Penso si possa dire che la lotta contro la repressione abbia di nuovo prodotto un movimento che aveva perso la bussola e che manca di una solida direzione politica. Ora siamo nel “si salvi chi può” elettorale e, da qui, riorganizzare le forze e riformulare una strategia che ha mostrato enormi carenze.
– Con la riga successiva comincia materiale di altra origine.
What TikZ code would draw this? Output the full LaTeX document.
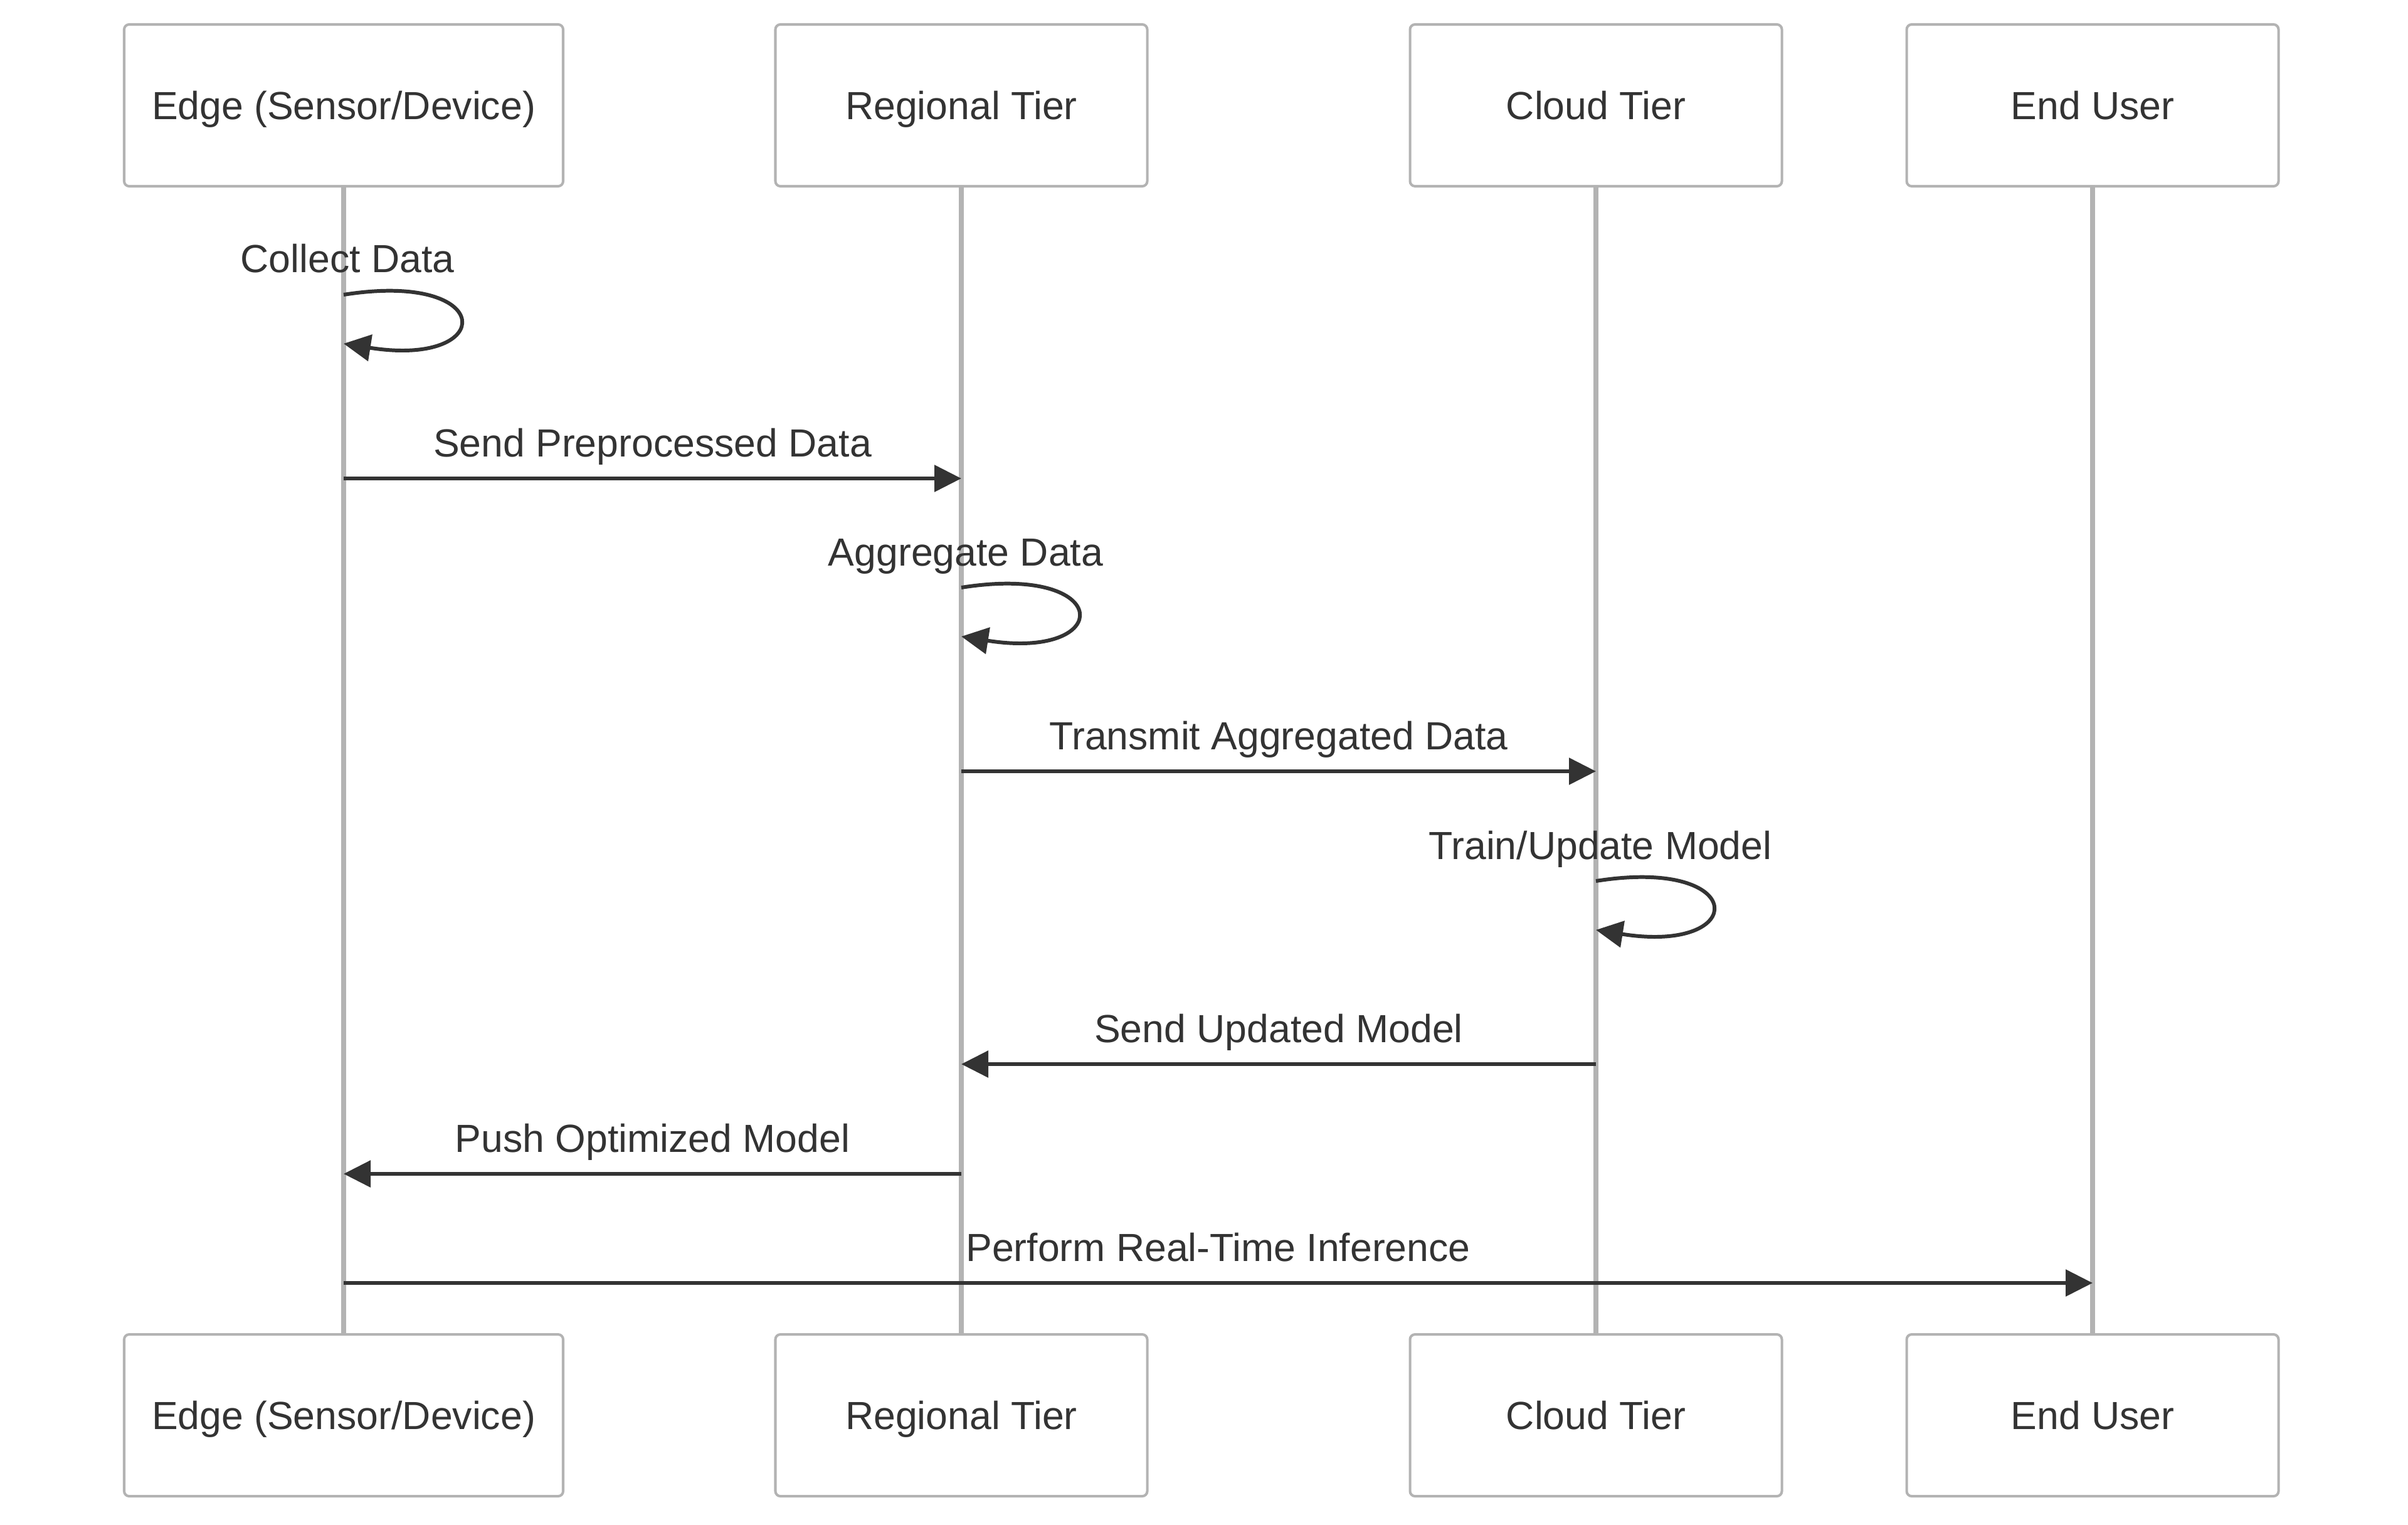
\documentclass[tikz,border=0pt]{standalone}
\usepackage{fontspec}
\setmainfont{Liberation Sans}
\usepackage{tikz}
\definecolor{linegray}{HTML}{B3B3B3}
\definecolor{ink}{HTML}{333333}
\tikzset{font=\fontsize{17.8}{21}\selectfont}
\usetikzlibrary{positioning,arrows.meta}

\begin{document}
\begin{tikzpicture}[node distance=18.27cm]
		\tikzstyle{actor} = [rectangle, draw=linegray, line width=1.15pt, rounded corners=0.08cm, fill=white, text=ink, minimum width=5.93cm, minimum height=2.58cm, text height=0.45cm, text depth=0cm, inner sep=0pt];
		\tikzstyle{lifeline} = [draw=linegray, line width=2.1pt];
		\tikzstyle{msg} = [draw=ink, line width=1.7pt, -{Triangle[length=0.43cm, width=0.42cm]}];
		\tikzstyle{msgtext} = [anchor=base, text=ink, inner sep=0pt, yshift=0.35cm];
		
		\useasboundingbox (0,0) rectangle (38.4,-24.31);
		
		\node[actor, minimum width=7cm](edge top) at (5.48,-1.68){Edge (Sensor/Device)};
		\node[actor](regional top) at (15.33,-1.68){Regional Tier};
		\node[actor](cloud top) at (25.45,-1.68){Cloud Tier};
		\node[actor](user top) at (33.37,-1.68){End User};
		\node[actor, minimum width=7cm, below = of edge top](edge bottom){Edge (Sensor/Device)};
		\node[actor, below = of regional top](regional bottom){Regional Tier};
		\node[actor, below = of cloud top](cloud bottom){Cloud Tier};
		\node[actor, below = of user top](user bottom){End User};
		
		\path[lifeline] (edge top.south) -- (edge bottom.north)
		(regional top.south) -- (regional bottom.north)
		(cloud top.south) -- (cloud bottom.north)
		(user top.south) -- (user bottom.north);
		
		% points on the lifelines
		\coordinate (collect) at (edge top |- 0,-4.70);
		\coordinate (collect end) at (edge top |- 0,-5.48);
		\coordinate (send a) at (edge top |- 0,-7.63);
		\coordinate (send b) at (regional top |- 0,-7.63);
		\coordinate (aggregate) at (regional top |- 0,-9.37);
		\coordinate (aggregate end) at (regional top |- 0,-10.15);
		\coordinate (transmit a) at (regional top |- 0,-12.30);
		\coordinate (transmit b) at (cloud top |- 0,-12.30);
		\coordinate (train) at (cloud top |- 0,-14.05);
		\coordinate (train end) at (cloud top |- 0,-14.83);
		\coordinate (updated a) at (cloud top |- 0,-16.97);
		\coordinate (updated b) at (regional top |- 0,-16.97);
		\coordinate (push a) at (regional top |- 0,-18.72);
		\coordinate (push b) at (edge top |- 0,-18.72);
		\coordinate (infer a) at (edge top |- 0,-20.46);
		\coordinate (infer b) at (user top |- 0,-20.46);
		
		\draw[msg] (collect) .. controls +(2.45,0.39) and +(2.45,-0.39) .. (collect end);
		\node[msgtext, xshift=0.06cm] at (collect){Collect Data};
		\draw[msg] (send a) -- node[msgtext]{Send Preprocessed Data} (send b);
		\draw[msg] (aggregate) .. controls +(2.45,0.39) and +(2.45,-0.39) .. (aggregate end);
		\node[msgtext, xshift=0.07cm] at (aggregate){Aggregate Data};
		\draw[msg] (transmit a) -- node[msgtext]{Transmit Aggregated Data} (transmit b);
		\draw[msg] (train) .. controls +(2.45,0.39) and +(2.45,-0.39) .. (train end);
		\node[msgtext, xshift=0.07cm] at (train){Train/Update Model};
		\draw[msg] (updated a) -- node[msgtext]{Send Updated Model} (updated b);
		\draw[msg] (push a) -- node[msgtext]{Push Optimized Model} (push b);
		\draw[msg] (infer a) -- node[msgtext]{Perform Real-Time Inference} (infer b);
		\end{tikzpicture}
\end{document}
Tutto suggerisce che le elezioni del 21 dicembre saranno particolarmente complicate. I sondaggi parlano di una mappa elettorale molto simile alla precedente, senza grandi novità. Ho l’impressione che ci possano essere delle sorprese e che ci ritroveremo con un parlamento catalano diverso con una composizione più eterogenea. L’importante, secondo me, è in procinto di accadere. La cosiddetta crisi catalana è anche quella della Spagna come Paese e come Stato. Si può evitare, e persino ignorare, ma la crisi del Regime del ’78 rimane aperta; si potrebbe sostenere che la restaurazione ha avanzato e che le forze della rottura democratica hanno perso influenza, si sono divise e hanno difficoltà nella definizione di un progetto di società, di governo e di Stato diversi.

Finisco come ho iniziato: il problema è la Spagna; Catalunya è causa ed effetto. Dimenticare questo è ingannarsi e ingannare. La questione Federale, prima o poi, arriverà, non come un surrogato o un ennesimo trasformismo politico-istituzionale, ma come un progetto per cambiare il tipo di stato ed i suoi rapporti con la società. Inoltre sopraggiungerà la questione sociale, con tutte le sue implicazioni e, soprattutto, più prima che poi, emergerà la madre di tutti i dibattiti: la necessità di un processo costituente per attivare il sovrano della nostra Costituzione, il popolo.